Mais cette place est autrement renommée, car c'est sur elle que se porta en 1965 le choix du Parti communiste français pour y édifier son siège ; Oscar Niemeyer, l'architecte de Brasilia, lui fit don de son art pour concevoir cette " maison de verre qui devait apporter un changement de mentalité chez les jeunes et donner un nouvel aspect au quartier ", il ne croyait pas si bien dire puisque cette réalisation futuriste de verre et de béton aux courbes harmonieuses fut le départ d'une vie nouvelle pour l'ex-place du Combat : militants, visiteurs, télévisions du monde entier s'y pressent pour des événements les plus variés dont tout dernièrement l'entrouverture des archives du Parti au grand public et encore plus inattendu, le 14 mars 1998, l'entrée au siège du PC de " la mode spoutnik ", comme le titrait Le Monde, avec le défilé des mannequins d'André Walker sous la coupole. Avant de quitter la place, jetons un regard vers la station de métro Colonel-Fabien, ex-Combat, rebaptisée en même temps que la place, et classée monument historique pour son entrée caractéristique du style bouche de métro de Guimard.
Notre promenade sur le boulevard de la Villette nous mène à présent au n° 60, où fut créée par la Ville de Paris en 1873 la première école professionnelle : le collège puis le lycée technique Diderot où étaient enseignés les métiers du bois et du fer ; il comptait 13 élèves la première année, 120 l'année suivante, puis par la suite ce furent des centaines de mécaniciens, fraiseurs, ajusteurs, etc. qui sortirent de cette école jusqu'à sa fermeture pour cause de péril en juin 1996. Le bâtiment fut immédiatement squatté par des artistes regroupés en un centre culturel le Pôle Pi animant le lieu et le boulevard de manifestations artistiques les plus diverses. Ils vécurent là jusqu'à leur expulsion manu militari par la police en février 1998. Aux dernières nouvelles, le lycée devrait être transformé en un centre de formation de la coiffure et en résidence pour des lycéens du technique, le boulevard redeviendrait ainsi le " Boul'Mich " de l'Est parisien.
Tout à côté, au n° 58, bombant fièrement sa façade décorée d'honorifiques médailles gagnées à de nombreux concours gastronomiques, la maison Alexandre Bornibus qui, depuis 1855, procure " la santé sur notre table " grâce à ses condiments de luxe dont sa célèbre moutarde, fort appréciée des fins gourmets que furent Alexandre Dumas et Curnonsky.
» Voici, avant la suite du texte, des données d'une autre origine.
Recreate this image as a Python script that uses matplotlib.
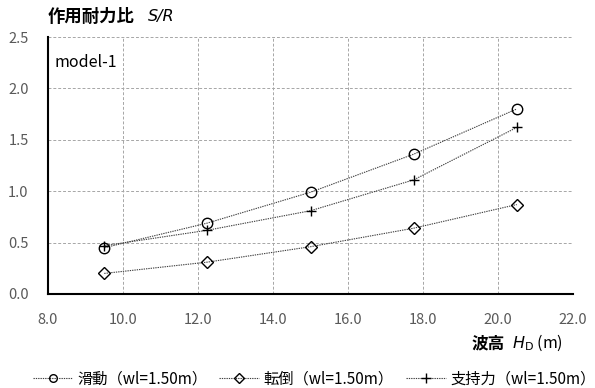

Fabrique, bureaux et logement de la famille Bornibus étaient installés là depuis 1927. L'année 1995 vit la fermeture définitive de la maison. Des entrepreneurs en bâtiment sont en train de vider les lieux avant de les transformer en lofts d'habitation sur lesquels régnera sans doute encore l'âcre odeur vinaigrée et salée des condiments.
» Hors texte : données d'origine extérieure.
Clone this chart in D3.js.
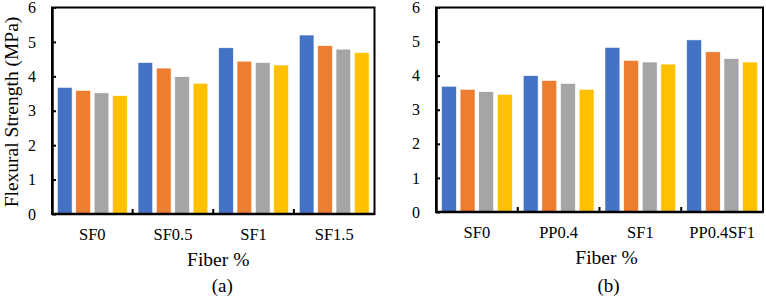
<!DOCTYPE html>
<html>
<head>
<meta charset="utf-8">
<script src="https://cdn.jsdelivr.net/npm/d3@7/dist/d3.min.js"></script>
<style>
  html, body { margin: 0; padding: 0; background: #fff; }
  svg { display: block; }
  text { font-family: "Liberation Serif", "Times New Roman", serif; fill: #000; }
</style>
</head>
<body>
<svg id="chart" width="766" height="301"></svg>
<script>
// ---- Data ----
const seriesNames = ["Series 1", "Series 2", "Series 3", "Series 4"];
const seriesColors = ["#4472C4", "#ED7D31", "#A5A5A5", "#FFC000"];
const yTicks = [0, 1, 2, 3, 4, 5, 6];

const categoriesA = ["SF0", "SF0.5", "SF1", "SF1.5"];
const seriesA1 = [3.68, 4.40, 4.83, 5.20];
const seriesA2 = [3.59, 4.24, 4.44, 4.89];
const seriesA3 = [3.52, 3.99, 4.40, 4.79];
const seriesA4 = [3.44, 3.80, 4.33, 4.69];

const categoriesB = ["SF0", "PP0.4", "SF1", "PP0.4SF1"];
const seriesB1 = [3.69, 4.00, 4.83, 5.05];
const seriesB2 = [3.60, 3.86, 4.45, 4.70];
const seriesB3 = [3.53, 3.77, 4.40, 4.50];
const seriesB4 = [3.45, 3.60, 4.34, 4.40];

const xTitle = "Fiber %";
const yTitle = "Flexural Strength (MPa)";

// ---- Drawing ----
const svg = d3.select("#chart");

function drawPanel(cfg) {
  const { left, right, top, bottom, categories, series, label } = cfg;
  const g = svg.append("g");

  const y = d3.scaleLinear().domain([0, 6]).range([bottom, top]);
  const x0 = d3.scaleBand().domain(categories).range([left, right]).padding(0);
  const bw = x0.bandwidth();
  const x1 = d3.scaleBand().domain(seriesNames)
    .range([bw * 0.067, bw * 0.933]).paddingInner(0.2).paddingOuter(0);

  // bars
  const groups = g.selectAll("g.cat").data(categories).enter().append("g")
    .attr("class", "cat")
    .attr("transform", c => `translate(${x0(c)},0)`);
  groups.selectAll("rect").data((c, i) => series.map((s, k) => ({ name: seriesNames[k], v: s[i], k })))
    .enter().append("rect")
    .attr("x", d => x1(d.name))
    .attr("width", x1.bandwidth())
    .attr("y", d => y(d.v))
    .attr("height", d => y(0) - y(d.v))
    .attr("fill", d => seriesColors[d.k])
    .attr("stroke", "#fff")
    .attr("stroke-width", 0.6);

  // border (top/right)
  g.append("rect")
    .attr("x", left).attr("y", top)
    .attr("width", right - left).attr("height", bottom - top)
    .attr("fill", "none").attr("stroke", "#000").attr("stroke-width", 2);

  // y axis
  const ya = g.append("g").attr("transform", `translate(${left},0)`)
    .call(d3.axisLeft(y).tickValues(yTicks).tickFormat(d3.format("d"))
      .tickSizeInner(-4).tickSizeOuter(0).tickPadding(16));
  ya.select(".domain").attr("stroke", "#000").attr("stroke-width", 2.5);
  ya.selectAll(".tick line").attr("stroke", "#000").attr("stroke-width", 2);
  ya.selectAll(".tick text").style("font-size", "16px")
    .style("font-family", "'Liberation Serif', 'Times New Roman', serif");

  // x axis labels
  const xa = g.append("g").attr("transform", `translate(0,${bottom})`)
    .call(d3.axisBottom(x0).tickSize(0).tickPadding(14.5));
  xa.select(".domain").remove();
  xa.selectAll(".tick text").style("font-size", "16.5px")
    .style("font-family", "'Liberation Serif', 'Times New Roman', serif");

  // baseline and boundary ticks
  g.append("line").attr("x1", left).attr("x2", right)
    .attr("y1", bottom).attr("y2", bottom)
    .attr("stroke", "#000").attr("stroke-width", 2.5);
  g.selectAll("line.bt").data(categories.slice(1)).enter().append("line")
    .attr("class", "bt")
    .attr("x1", c => x0(c)).attr("x2", c => x0(c))
    .attr("y1", bottom).attr("y2", bottom - 5)
    .attr("stroke", "#000").attr("stroke-width", 2);

  // x title
  const cx = (left + right) / 2;
  g.append("text").attr("x", cx + cfg.titleShift).attr("y", bottom + 52)
    .attr("text-anchor", "middle").style("font-size", "19.5px").text(xTitle);
  g.append("text").attr("x", cx + cfg.labelShift).attr("y", 292)
    .attr("text-anchor", "middle").style("font-size", "19px").text(label);
  return { y, x0 };
}

drawPanel({
  left: 52, right: 374.5, top: 7.5, bottom: 214,
  categories: categoriesA,
  series: [seriesA1, seriesA2, seriesA3, seriesA4],
  label: "(a)", titleShift: 5, labelShift: 9
});
drawPanel({
  left: 436, right: 763, top: 7.5, bottom: 212,
  categories: categoriesB,
  series: [seriesB1, seriesB2, seriesB3, seriesB4],
  label: "(b)", titleShift: 7, labelShift: 9
});

// y title
svg.append("text")
  .attr("transform", "translate(17.5,112) rotate(-90)")
  .attr("text-anchor", "middle")
  .style("font-size", "19.5px")
  .text(yTitle);
</script>
</body>
</html>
Au-dessus de l'ex-maison Bornibus, d'immenses lettres blanches sur une bâtisse en briques rouges signalent de très loin le garde-meubles Odoul. Cet expatrié du 51, rue Bichat dans le 10e, a trouvé dans le 19e arrondissement les terrains nécessaires pour édifier en 1933 cette construction conçue à usage exclusif de garde-meubles, véritable prouesse technique des architectes Beaudoin et Lods, grands prix de Rome ; elle est réalisée en fer, briques et béton armé et occupe six immeubles sur plusieurs niveaux ; un puissant monte-charge de plus de huit tonnes, unique dans Paris, élève les camions sur dix étages, où se succèdent les entrepôts et chambres fortes, véritables cavernes d'Ali Baba. Cette entreprise centenaire, est aujourd'hui tenue par les arrières petits-enfants du fondateur : Sylvie Odoul et son cousin font aimablement visiter ces lieux impressionnants et vous mènent jusqu'à la terrasse de l'immeuble principal, véritable belvédère d'où l'on découvre tout Paris.
Et puis un peu plus loin, nous voilà au n° 4 : un imposant immeuble moderne de pierres ocres sur lesquels le soleil projette l'ombre des platanes du boulevard abrite le siège de la CFDT, installé là depuis 1984. Le boulevard de la Villette déroule ainsi son long parcours tranquille entre PC et CFDT. Ici fut posée en 1871 la première fontaine Wallace offerte à la Ville par le mécène Sir Richard Wallace, Aristide Bruant la célébra avec ce couplet chanté par un petit titi bellevillois :

" L'été, quand ej'cuit dans mon jus,
Quand j'ai trop chaud, que j'nen peux pus,
Ej' vas m'offrir un verr'de glace
A la Wallace "

Le terme de notre promenade est le carrefour où se finit le boulevard au croisement de quatre arrondissements : les 19e, 20e, 11e et 10e, découpage voulu par l'administration pour mieux maîtriser les émeutes populaires qui éclataient si facilement dans ce secteur de la capitale. Témoin de cette singularité était le magasin à l'enseigne des " quatre arrondissements " spécialisé dans la confection de vêtements pour hommes et femmes, devenu aujourd'hui super-marché asiatique, il garde à jamais gravées sur la façade les lettres de son ancien nom, mais là c'est une toute autre histoire car nous sommes revenus dans notre 10e arrondissement.